La verità recita che l’interesse nazionale la fa ancora da padrone nell’Europa democratica dei giorni nostri, il vizietto del summit a tre o a quattro non è mai venuto meno e i problemi degli immigranti, così come delle sponde italiche che li accolgono fanno fatica ad arrivare finanche sulle prime pagine dei quotidiani stranieri. Che occorra mandare i nostri dispacci di fiera protesta a Bruxelles, in Francese? Probabile. Nell’attesa degli eventi, bisogna registrare un altro di quei repentini cambiamenti di “casacca” caratteristici del personaggio Silvio Berlusconi. Così, dopo il Silvio Presidente, il Silvio Operaio, il Silvio Magistrato, il Silvio Carpentiere, il Silvio Intrattenitore, non poteva mancare il Silvio-Che, ovvero il Compagno Silvio.

Il quale compagno, occorre riconoscergli, non si tira mai indietro. Eccolo dunque, abbigliato con una camicia e una giacca straordinariamente dimesse, che vola a Lampedusa per arringare il popolo in rivolta. Ci compra pure una villa, ma questi sono particolari minimi ai tempi di Ebay. E poi un quartier generale serve comunque. Quindi torna sul continente e rilascia interviste e dichiarazioni a tutto campo dove predica contro la necessità di smuovere il cuore-duro dell’Europa, ricorda (pure ai suoi alleati in quel della Pianura Padana), che l’Italia è stata una nazione di emigranti e che è “doveroso” per noi accogliere quanti arrivano sulle nostre sponde in cerca di asilo politico. Infine, promette un viaggio a Tunisi, per risolvere la faccenda. In maniera non violenta.

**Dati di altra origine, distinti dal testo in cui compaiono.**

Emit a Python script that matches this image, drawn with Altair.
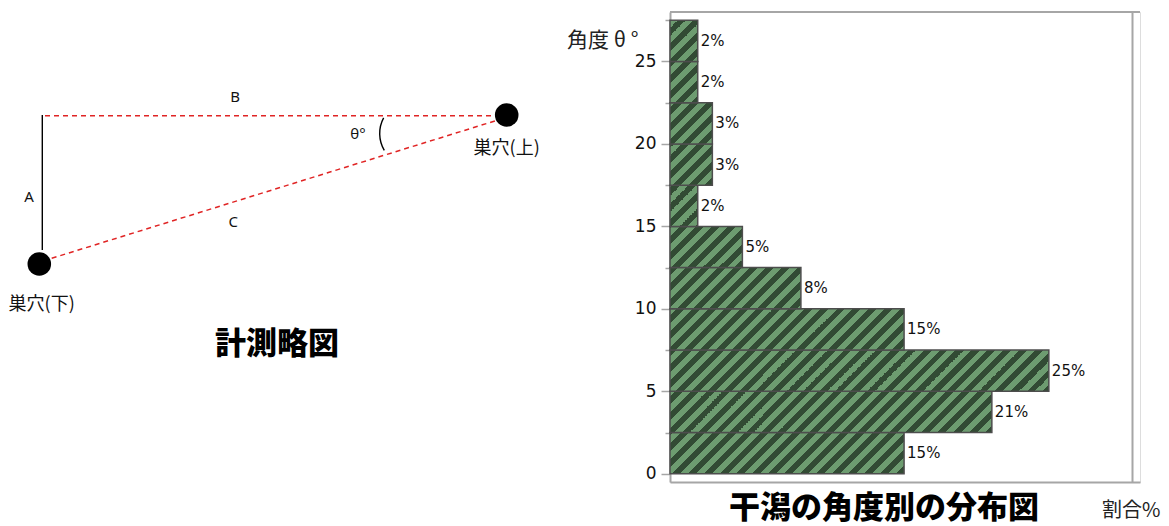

Mahatma Berlusconi. Anche. Ormai non ci si stupirebbe se, alla maniera di Ghandi, impegnato nella eccezionale Marcia del sale, partisse pure lui, alla testa delle migliaia di profughi sbarcati a Lampedusa, in direzione di Bruxelles e dei palazzi del Parlamento Europeo. Qualora l’impresa riuscisse, da dire vi è che cotali alti scranni, occupati da quei ragazzi dell’Africa meditarrenea, per la prima volta nella loro Storia, servirebbero finalmente a qualcosa. Di utile. Ai più.